• GIVEN TASK: Take every line from the material that has the word "document" in it.

• GIVEN ENTRIES:

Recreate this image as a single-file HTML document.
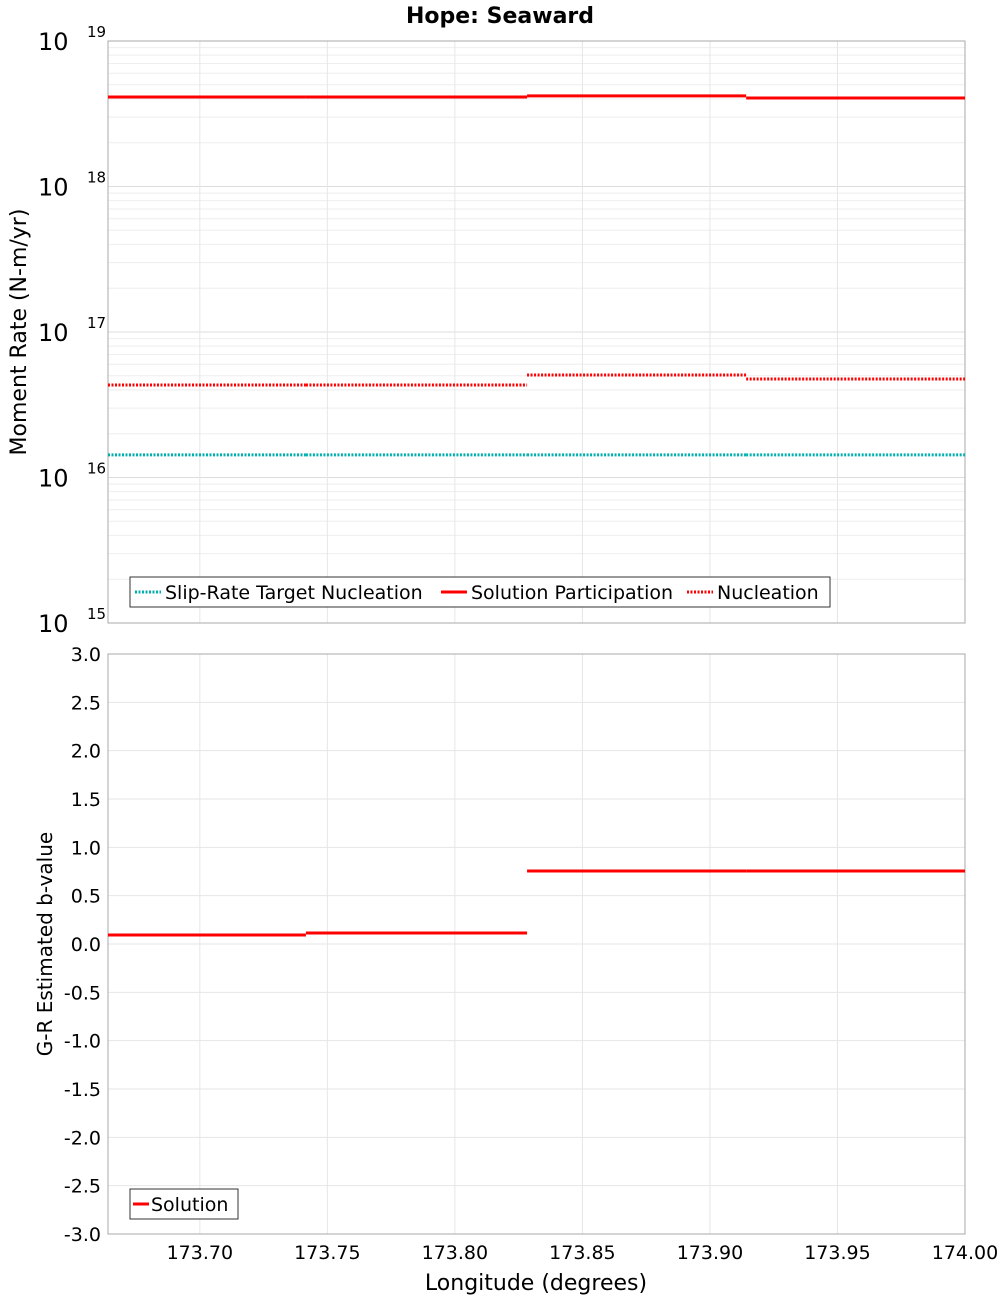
<!DOCTYPE html>
<html><head><meta charset="utf-8"><style>
body{margin:0;background:#fff;font-family:"DejaVu Sans","Liberation Sans",sans-serif;}
svg text{font-family:"DejaVu Sans","Liberation Sans",sans-serif;}
</style></head><body>
<svg id="chart" width="1000" height="1300" xmlns="http://www.w3.org/2000/svg">
<text x="500" y="23" text-anchor="middle" font-size="22" font-weight="bold">Hope: Seaward</text>
<g id="topg"></g><g id="botg"></g>
<text transform="translate(26,332) rotate(-90)" text-anchor="middle" font-size="22">Moment Rate (N-m/yr)</text>
<text transform="translate(52,944) rotate(-90)" text-anchor="middle" font-size="20">G-R Estimated b-value</text>
<text x="536" y="1290" text-anchor="middle" font-size="22">Longitude (degrees)</text>
</svg>
<script>
const segEdges=[173.664,173.7416,173.8283,173.9142,174.0];
const participation=[4.12e18,4.12e18,4.2e18,4.06e18];
const nucleation=[4.32e16,4.32e16,5.06e16,4.75e16];
const target=[1.43e16,1.43e16,1.43e16,1.43e16];
const bValues=[0.093,0.114,0.755,0.755];
const xTicks=[173.70,173.75,173.80,173.85,173.90,173.95,174.00];
const logDecades=[15,16,17,18,19];
const bTicks=[3.0,2.5,2.0,1.5,1.0,0.5,0.0,-0.5,-1.0,-1.5,-2.0,-2.5,-3.0];

const NS="http://www.w3.org/2000/svg";
const L=108,R=965;
const xs=v=>L+(v-173.664)/(174.0-173.664)*(R-L);
const T1=41,B1=623,T2=654,B2=1234;
const ylog=v=>B1-(Math.log10(v)-15)/4*(B1-T1);
const yb=v=>T2+(3-v)/6*(B2-T2);
function mk(p,tag,a){const e=document.createElementNS(NS,tag);for(const k in a)e.setAttribute(k,a[k]);p.appendChild(e);return e;}
const topG=document.getElementById('topg'),botG=document.getElementById('botg');

let g=mk(topG,'g',{});


for(let d=15;d<19;d++)for(let m=1;m<10;m++){const y=ylog(m*Math.pow(10,d));mk(g,'line',{x1:L,x2:R,y1:y,y2:y,stroke:m==1?'#ddd':'#eee','stroke-width':1});}
xTicks.forEach(t=>{mk(g,'line',{x1:xs(t),x2:xs(t),y1:T1,y2:B1,stroke:'#e6e6e6'});mk(g,'line',{x1:xs(t),x2:xs(t),y1:T2,y2:B2,stroke:'#e6e6e6'});});
bTicks.forEach(t=>mk(g,'line',{x1:L,x2:R,y1:yb(t),y2:yb(t),stroke:'#e6e6e6'}));
let f1=mk(topG,'rect',{x:L,y:T1,width:R-L,height:B1-T1,fill:'none',stroke:'#aaa'});


let f2=mk(botG,'rect',{x:L,y:T2,width:R-L,height:B2-T2,fill:'none',stroke:'#aaa'});



logDecades.forEach(d=>{const y=ylog(Math.pow(10,d));
 const t=mk(topG,'text',{x:38,y:y+9,'font-size':24});t.textContent='10';
 
 
 const s=mk(topG,'text',{x:87,y:y-4,'font-size':15});s.textContent=String(d);
 
 });
bTicks.forEach(v=>{const t=mk(botG,'text',{x:101,y:yb(v)+7,'font-size':19,'text-anchor':'end'});t.textContent=v.toFixed(1);
 
 });
xTicks.forEach(v=>{const t=mk(botG,'text',{x:xs(v),y:1259,'font-size':19,'text-anchor':'middle'});t.textContent=v.toFixed(2);
 
 });

function steps(p,arr,yf,color,dash,name){for(let i=0;i<arr.length;i++){const y=yf(arr[i]);
 const l=mk(p,'line',{x1:xs(segEdges[i]),x2:xs(segEdges[i+1]),y1:y,y2:y,stroke:color,'stroke-width':3});
 if(dash)l.setAttribute('stroke-dasharray','2,1.5');
 
 }}
steps(topG,target,ylog,'#00b0b0',true,'target-nucleation-segment');
steps(topG,nucleation,ylog,'#ff0000',true,'nucleation-segment');
steps(topG,participation,ylog,'#ff0000',false,'participation-segment');
steps(botG,bValues,yb,'#ff0000',false,'b-value-segment');

let lg=mk(topG,'g',{});


mk(lg,'rect',{x:130,y:577,width:700,height:30,fill:'#fff',stroke:'#333'});
const items=[[135,'#00b0b0',true,'Slip-Rate Target Nucleation'],[441,'#ff0000',false,'Solution Participation'],[687,'#ff0000',true,'Nucleation']];
items.forEach(it=>{const l=mk(lg,'line',{x1:it[0],x2:it[0]+26,y1:592,y2:592,stroke:it[1],'stroke-width':3});if(it[2])l.setAttribute('stroke-dasharray','2,1.5');
 const t=mk(lg,'text',{x:it[0]+30,y:599,'font-size':19});t.textContent=it[3];
 
 });
let lg2=mk(botG,'g',{});


mk(lg2,'rect',{x:130,y:1189,width:108,height:30,fill:'#fff',stroke:'#333'});
mk(lg2,'line',{x1:133,x2:149,y1:1204,y2:1204,stroke:'#ff0000','stroke-width':3});
const st=mk(lg2,'text',{x:151,y:1211,'font-size':19});st.textContent='Solution';


</script>
</body></html>
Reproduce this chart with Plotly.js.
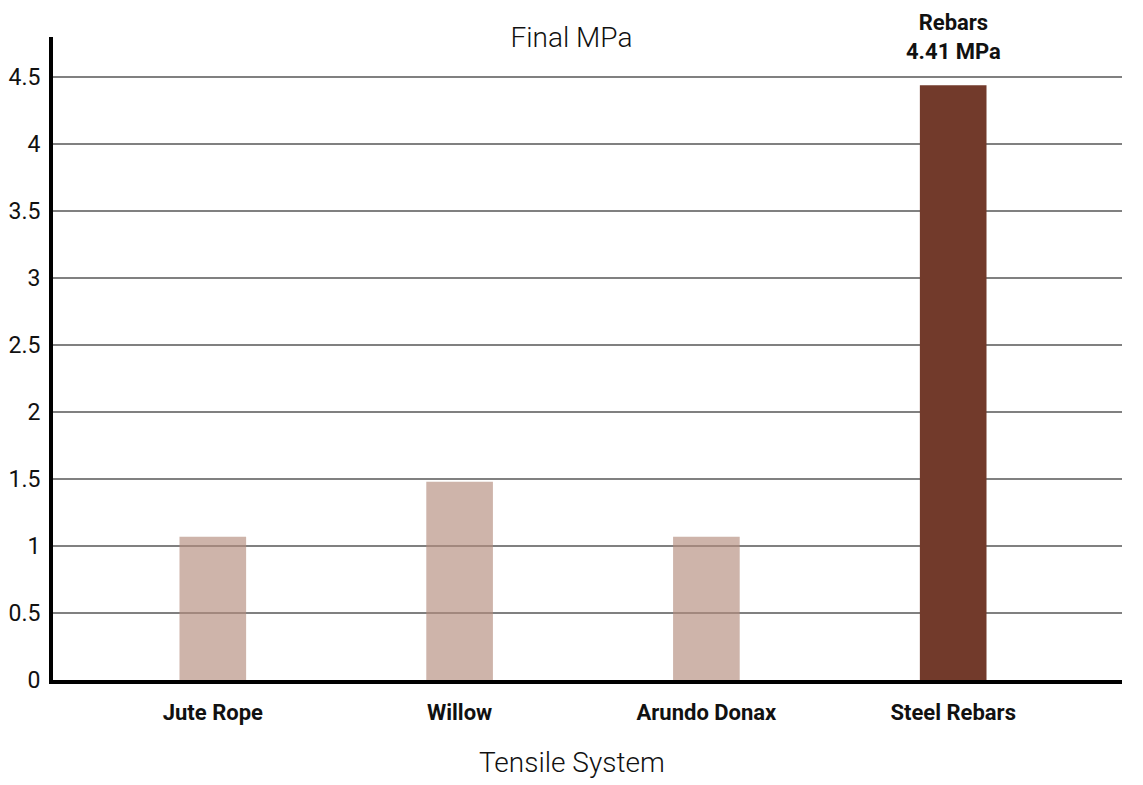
<!DOCTYPE html>
<html>
<head>
<meta charset="utf-8">
<script src="https://cdn.plot.ly/plotly-3.0.1.min.js"></script>
<style>
  html, body { margin: 0; padding: 0; background: #fff; }
  #chart { width: 1143px; height: 785px; }
</style>
</head>
<body>
<div id="chart"></div>
<script>
// data
const categories = ["Jute Rope", "Willow", "Arundo Donax", "Steel Rebars"];
const finalMPa = [1.07, 1.48, 1.07, 4.44];
const highlight = "Steel Rebars";
const highlightLabel = "Rebars<br>4.41 MPa";

const LIGHT = "#b48c7c";
const DARK = "#723a2b";
const NARROW = "Roboto, sans-serif";

const trace = {
  x: categories.map((c, i) => i),
  y: finalMPa,
  type: "bar",
  width: 0.27,
  marker: {
    color: categories.map(c => c === highlight ? DARK : LIGHT),
    opacity: categories.map(c => c === highlight ? 1 : 0.65),
    line: { width: 0 }
  },
  hoverinfo: "skip"
};

const layout = {
  width: 1143,
  height: 785,
  margin: { l: 53, r: 21, t: 37, b: 105 },
  paper_bgcolor: "#fff",
  plot_bgcolor: "#fff",
  showlegend: false,
  font: { family: "Roboto, sans-serif", color: "#111" },
  title: {
    text: "Final MPa",
    xref: "container", x: 0.5, xanchor: "center",
    yref: "container", y: 1 - 37 / 785, yanchor: "middle",
    font: { family: "Roboto, sans-serif", size: 28, weight: 300, color: "#111" }
  },
  xaxis: {
    range: [-0.6475, 3.684],
    tickmode: "array",
    tickvals: categories.map((c, i) => i),
    ticktext: categories,
    tickfont: { family: NARROW, size: 22, weight: "bold", color: "#111" },
    ticks: "",
    ticklabelstandoff: 10,
    showgrid: false,
    zeroline: false,
    showline: true,
    linecolor: "#000",
    linewidth: 4
  },
  yaxis: {
    range: [0, 4.8],
    dtick: 0.5,
    tick0: 0,
    tickfont: { family: NARROW, size: 23, color: "#111" },
    ticks: "",
    ticklabelstandoff: 4,
    showgrid: true,
    gridcolor: "#808080",
    gridwidth: 2,
    zeroline: false,
    showline: true,
    linecolor: "#000",
    linewidth: 4
  },
  annotations: [
    {
      text: "Tensile System",
      xref: "paper", x: (571.5 - 53) / 1069, xanchor: "center",
      yref: "paper", y: (680 - 762) / 643, yanchor: "middle",
      showarrow: false,
      font: { family: "Roboto, sans-serif", size: 28, weight: 300, color: "#111" }
    },
    {
      text: highlightLabel,
      xref: "x", x: categories.indexOf(highlight), xanchor: "center",
      yref: "paper", y: 1.0, yanchor: "middle",
      showarrow: false,
      align: "center",
      font: { family: NARROW, size: 22, weight: "bold", color: "#111" }
    }
  ]
};

Plotly.newPlot("chart", [trace], layout, { displayModeBar: false, staticPlot: true });
</script>
</body>
</html>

• WRITTEN ANSWER:
Recreate this image as a single-file HTML document.
function mk(p,tag,a){const e=document.createElementNS(NS,tag);for(const k in a)e.setAttribute(k,a[k]);p.appendChild(e);return e;}
const topG=document.getElementById('topg'),botG=document.getElementById('botg');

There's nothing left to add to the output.